Introduction To Diving


Introduction To Diving

Want to get into diving? Get to grips with what the sport’s all about with our quick intro to diving and how to get involved.

Want to get into diving? Get to grips with what the sport’s all about with our quick intro to diving and how to get involved.

You probably already know that diving consists of a diver jumping from a springboard or platform and performing acrobatic manoeuvres before plunging into water.

While the prospect of flinging yourself off a board for the first time may seem a little scary, it’s something that some of us readily do, perhaps on the beach when we drop off a small cliff face into the sea. The depth of the water in modern diving pools gives us ample protection provided the dive is done safely. Diving pools have depths ranging from between 3m (9.8ft) and 6m (19.7ft).

Diving is one of the original ‘extreme sports’ and gives a great adrenaline rush. Jumping from a 5m board is the equivalent of jumping from the roof of a house.

All competitive diving is done from springboards set at 1m (3.3ft) and 3m (9.8ft) above the surface of the water. Alternatively, it can take place from platforms or firm boards set at 5m (16.4ft), 7.5m (24.6ft) and 10m (32.8ft), though when it comes to firm boards, all major competitions admit dives from the 10m board only.

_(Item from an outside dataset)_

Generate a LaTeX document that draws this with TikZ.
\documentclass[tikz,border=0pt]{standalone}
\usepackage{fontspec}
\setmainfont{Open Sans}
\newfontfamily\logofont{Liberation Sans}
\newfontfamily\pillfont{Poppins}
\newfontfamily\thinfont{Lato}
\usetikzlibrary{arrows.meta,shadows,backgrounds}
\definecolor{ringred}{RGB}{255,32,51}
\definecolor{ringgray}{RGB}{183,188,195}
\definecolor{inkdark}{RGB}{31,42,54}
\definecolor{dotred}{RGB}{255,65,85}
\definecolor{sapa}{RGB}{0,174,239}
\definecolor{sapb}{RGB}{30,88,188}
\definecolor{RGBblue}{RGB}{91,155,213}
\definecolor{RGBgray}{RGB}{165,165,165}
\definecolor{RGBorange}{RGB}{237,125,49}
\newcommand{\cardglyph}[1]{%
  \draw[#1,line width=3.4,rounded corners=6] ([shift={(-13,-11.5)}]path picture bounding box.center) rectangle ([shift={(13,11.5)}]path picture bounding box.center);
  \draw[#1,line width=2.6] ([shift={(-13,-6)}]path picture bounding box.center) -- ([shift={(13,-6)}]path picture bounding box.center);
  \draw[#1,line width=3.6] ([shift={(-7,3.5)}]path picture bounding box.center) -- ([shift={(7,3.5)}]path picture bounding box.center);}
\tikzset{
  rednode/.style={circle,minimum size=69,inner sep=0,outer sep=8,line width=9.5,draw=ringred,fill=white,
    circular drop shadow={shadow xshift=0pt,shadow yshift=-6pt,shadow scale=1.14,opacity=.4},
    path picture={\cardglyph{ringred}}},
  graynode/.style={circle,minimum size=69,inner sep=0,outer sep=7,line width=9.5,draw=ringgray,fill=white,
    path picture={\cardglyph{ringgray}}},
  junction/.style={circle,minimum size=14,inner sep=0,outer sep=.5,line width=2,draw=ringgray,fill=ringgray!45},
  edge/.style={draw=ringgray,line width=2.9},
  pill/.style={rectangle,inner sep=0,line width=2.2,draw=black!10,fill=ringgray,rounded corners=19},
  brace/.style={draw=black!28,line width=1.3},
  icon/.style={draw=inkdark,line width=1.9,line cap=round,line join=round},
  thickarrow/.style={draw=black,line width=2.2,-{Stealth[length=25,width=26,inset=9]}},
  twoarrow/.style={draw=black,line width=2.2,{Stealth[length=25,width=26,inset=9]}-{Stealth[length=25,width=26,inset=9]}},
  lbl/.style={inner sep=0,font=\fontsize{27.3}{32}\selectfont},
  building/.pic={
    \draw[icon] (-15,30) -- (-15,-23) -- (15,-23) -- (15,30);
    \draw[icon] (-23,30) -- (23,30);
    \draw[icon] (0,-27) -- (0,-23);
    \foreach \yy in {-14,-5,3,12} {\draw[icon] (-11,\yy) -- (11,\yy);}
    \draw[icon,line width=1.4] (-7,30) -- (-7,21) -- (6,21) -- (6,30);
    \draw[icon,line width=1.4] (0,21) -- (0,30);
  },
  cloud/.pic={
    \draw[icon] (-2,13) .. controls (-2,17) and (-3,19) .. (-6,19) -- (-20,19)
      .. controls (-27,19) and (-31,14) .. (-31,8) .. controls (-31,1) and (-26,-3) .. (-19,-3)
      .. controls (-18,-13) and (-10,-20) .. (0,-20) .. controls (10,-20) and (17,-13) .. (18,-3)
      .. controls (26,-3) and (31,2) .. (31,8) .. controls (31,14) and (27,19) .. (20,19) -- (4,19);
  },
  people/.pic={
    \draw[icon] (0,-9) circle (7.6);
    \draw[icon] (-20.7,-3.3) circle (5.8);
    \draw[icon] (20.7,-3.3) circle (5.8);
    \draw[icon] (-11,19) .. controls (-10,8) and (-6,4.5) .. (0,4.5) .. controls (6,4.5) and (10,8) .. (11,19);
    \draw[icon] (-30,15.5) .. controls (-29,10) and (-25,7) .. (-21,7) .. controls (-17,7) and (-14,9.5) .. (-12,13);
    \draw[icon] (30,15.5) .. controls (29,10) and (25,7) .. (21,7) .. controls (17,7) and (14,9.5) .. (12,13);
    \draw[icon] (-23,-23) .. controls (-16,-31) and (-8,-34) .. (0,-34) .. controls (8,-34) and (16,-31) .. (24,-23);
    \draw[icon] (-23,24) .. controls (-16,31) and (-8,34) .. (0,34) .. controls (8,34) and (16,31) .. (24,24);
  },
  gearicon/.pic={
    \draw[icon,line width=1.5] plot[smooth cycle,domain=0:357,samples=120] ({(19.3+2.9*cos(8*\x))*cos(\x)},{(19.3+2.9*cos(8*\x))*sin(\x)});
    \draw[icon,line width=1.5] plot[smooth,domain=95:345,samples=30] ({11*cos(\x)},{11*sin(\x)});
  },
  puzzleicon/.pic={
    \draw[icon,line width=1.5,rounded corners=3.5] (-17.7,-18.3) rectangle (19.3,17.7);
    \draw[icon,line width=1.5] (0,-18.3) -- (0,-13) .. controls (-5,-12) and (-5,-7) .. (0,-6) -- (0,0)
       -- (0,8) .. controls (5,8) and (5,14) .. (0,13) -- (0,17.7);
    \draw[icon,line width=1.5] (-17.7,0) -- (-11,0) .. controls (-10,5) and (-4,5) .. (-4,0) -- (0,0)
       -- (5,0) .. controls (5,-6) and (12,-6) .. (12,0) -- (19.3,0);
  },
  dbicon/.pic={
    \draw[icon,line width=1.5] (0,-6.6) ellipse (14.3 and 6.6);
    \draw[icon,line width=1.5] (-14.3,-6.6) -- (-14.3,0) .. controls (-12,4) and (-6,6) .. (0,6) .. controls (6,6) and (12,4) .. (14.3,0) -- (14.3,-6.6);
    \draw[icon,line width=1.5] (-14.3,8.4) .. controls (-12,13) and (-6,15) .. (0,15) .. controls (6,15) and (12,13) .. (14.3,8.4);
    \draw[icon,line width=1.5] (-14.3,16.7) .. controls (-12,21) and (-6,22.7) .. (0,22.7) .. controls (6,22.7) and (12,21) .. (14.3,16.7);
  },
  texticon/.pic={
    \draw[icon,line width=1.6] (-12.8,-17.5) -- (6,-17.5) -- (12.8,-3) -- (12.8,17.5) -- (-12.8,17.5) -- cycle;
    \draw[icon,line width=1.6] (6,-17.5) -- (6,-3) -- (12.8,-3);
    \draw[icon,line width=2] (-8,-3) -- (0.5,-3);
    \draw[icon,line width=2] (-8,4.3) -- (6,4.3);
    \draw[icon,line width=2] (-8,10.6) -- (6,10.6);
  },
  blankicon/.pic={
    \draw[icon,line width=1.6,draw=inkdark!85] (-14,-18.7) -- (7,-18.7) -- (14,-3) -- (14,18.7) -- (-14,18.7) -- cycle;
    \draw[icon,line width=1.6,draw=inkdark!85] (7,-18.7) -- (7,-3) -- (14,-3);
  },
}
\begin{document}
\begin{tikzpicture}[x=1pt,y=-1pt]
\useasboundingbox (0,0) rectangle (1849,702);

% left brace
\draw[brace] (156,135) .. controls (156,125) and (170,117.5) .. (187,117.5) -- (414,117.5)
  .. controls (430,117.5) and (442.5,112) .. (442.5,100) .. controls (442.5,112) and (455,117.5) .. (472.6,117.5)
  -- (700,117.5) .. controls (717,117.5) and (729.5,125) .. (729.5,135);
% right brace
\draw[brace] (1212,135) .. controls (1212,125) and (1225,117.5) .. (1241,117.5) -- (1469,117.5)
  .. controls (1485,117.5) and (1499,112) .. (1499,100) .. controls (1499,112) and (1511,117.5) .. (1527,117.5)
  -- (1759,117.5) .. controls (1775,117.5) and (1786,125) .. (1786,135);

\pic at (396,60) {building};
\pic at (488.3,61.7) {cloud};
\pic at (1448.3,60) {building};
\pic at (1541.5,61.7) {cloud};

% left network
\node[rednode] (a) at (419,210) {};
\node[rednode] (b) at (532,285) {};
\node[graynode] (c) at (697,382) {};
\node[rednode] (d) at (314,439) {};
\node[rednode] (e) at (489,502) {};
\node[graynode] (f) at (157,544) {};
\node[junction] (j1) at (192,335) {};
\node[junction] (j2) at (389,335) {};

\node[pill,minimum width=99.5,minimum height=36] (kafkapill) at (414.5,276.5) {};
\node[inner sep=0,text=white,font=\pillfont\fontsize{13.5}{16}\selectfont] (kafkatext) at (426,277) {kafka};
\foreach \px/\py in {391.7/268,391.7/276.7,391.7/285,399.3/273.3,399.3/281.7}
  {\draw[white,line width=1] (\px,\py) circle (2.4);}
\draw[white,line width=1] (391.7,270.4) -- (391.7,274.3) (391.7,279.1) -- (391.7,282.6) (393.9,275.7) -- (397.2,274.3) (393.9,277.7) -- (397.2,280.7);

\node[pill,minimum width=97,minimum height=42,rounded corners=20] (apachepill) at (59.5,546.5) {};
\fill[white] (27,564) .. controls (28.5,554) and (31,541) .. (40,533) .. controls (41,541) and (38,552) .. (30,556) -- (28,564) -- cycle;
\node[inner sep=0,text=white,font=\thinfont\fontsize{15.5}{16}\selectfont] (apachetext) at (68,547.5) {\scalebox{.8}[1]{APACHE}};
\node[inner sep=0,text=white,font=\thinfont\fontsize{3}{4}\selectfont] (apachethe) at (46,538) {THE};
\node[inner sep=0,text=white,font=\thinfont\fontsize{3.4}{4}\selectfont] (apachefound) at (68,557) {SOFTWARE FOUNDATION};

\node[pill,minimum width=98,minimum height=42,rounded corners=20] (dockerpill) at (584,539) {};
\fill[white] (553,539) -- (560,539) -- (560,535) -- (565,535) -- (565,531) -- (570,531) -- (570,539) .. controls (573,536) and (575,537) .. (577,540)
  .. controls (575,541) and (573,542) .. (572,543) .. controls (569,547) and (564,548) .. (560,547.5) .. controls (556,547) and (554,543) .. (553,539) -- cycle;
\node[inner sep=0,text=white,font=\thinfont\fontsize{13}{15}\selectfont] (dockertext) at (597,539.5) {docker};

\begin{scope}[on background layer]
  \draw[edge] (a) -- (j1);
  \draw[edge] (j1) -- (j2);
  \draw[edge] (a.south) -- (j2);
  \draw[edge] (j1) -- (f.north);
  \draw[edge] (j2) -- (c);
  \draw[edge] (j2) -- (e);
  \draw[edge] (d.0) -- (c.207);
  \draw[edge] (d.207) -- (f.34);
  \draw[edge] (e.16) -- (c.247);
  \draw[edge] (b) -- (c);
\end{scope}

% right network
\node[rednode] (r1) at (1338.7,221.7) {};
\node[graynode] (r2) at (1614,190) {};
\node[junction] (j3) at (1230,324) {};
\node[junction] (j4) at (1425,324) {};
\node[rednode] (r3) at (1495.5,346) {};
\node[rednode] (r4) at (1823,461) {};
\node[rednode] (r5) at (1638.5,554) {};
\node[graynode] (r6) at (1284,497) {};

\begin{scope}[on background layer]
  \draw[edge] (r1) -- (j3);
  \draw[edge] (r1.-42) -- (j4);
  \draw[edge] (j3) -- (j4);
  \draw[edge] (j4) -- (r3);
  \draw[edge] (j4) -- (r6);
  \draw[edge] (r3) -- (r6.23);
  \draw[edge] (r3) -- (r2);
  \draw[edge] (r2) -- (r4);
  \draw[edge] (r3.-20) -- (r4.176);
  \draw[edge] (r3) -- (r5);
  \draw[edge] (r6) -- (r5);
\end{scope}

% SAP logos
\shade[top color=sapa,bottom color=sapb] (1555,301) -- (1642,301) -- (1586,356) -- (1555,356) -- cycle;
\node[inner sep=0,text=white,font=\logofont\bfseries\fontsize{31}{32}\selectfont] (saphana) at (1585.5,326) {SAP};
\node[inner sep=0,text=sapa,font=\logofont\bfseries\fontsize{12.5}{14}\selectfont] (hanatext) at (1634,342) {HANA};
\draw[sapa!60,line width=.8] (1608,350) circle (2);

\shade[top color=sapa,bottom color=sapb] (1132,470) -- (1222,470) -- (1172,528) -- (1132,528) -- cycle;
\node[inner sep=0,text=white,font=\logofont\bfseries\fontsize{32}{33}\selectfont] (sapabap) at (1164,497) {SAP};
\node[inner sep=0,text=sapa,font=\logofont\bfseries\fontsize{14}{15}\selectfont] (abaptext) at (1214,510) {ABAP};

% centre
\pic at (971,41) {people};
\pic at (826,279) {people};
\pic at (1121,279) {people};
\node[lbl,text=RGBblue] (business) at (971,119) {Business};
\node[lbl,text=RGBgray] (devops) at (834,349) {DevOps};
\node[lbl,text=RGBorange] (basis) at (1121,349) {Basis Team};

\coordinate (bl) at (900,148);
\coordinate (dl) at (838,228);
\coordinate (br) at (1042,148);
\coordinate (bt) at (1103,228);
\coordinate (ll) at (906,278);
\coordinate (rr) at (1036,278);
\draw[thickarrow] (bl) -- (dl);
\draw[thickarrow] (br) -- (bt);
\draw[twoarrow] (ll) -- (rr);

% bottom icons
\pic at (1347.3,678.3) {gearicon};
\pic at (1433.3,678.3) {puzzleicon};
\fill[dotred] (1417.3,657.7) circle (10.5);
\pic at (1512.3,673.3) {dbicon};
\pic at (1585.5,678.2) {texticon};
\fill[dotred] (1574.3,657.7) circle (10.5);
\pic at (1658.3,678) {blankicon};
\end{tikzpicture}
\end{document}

Diving has traditionally been an individual sport, but at the Olympic Games in 2000 in Sydney, Australia, both men's and women's synchronised diving were added.

Synchronised diving involves two divers who perform either on the 3m springboard or 10m platform using the same or similar dives. Judges scrutinise both the execution of each individual diver and how synchronised they are.

Getting started in diving requires very little, other than perhaps lots of courage and some tight fitting swimwear that will stay on when you hit the water!

How to get involved in diving

Although in recent times the availability of facilities for diving have generally been on the decline — with the times for diving being reduced at many municipal pools — there are still some good facilities to try out the sport and many clubs are ready to take on a willing learner.

One of the reasons for the closure of facilities has been the perception of diving as being a dangerous activity, but diving with sensible safety management is a very safe activity.

Diving is increasingly viewed as an elite activity, only undertaken by expert competition divers, but they all had to start somewhere! Many good divers started off using public facilities, and then went on to find a local club where they could learn to do it properly.

To get started it is worth enquiring at your local swimming pool, gym or leisure centre. Even if they don’t have the facilities themselves, they may know where the nearest ones are.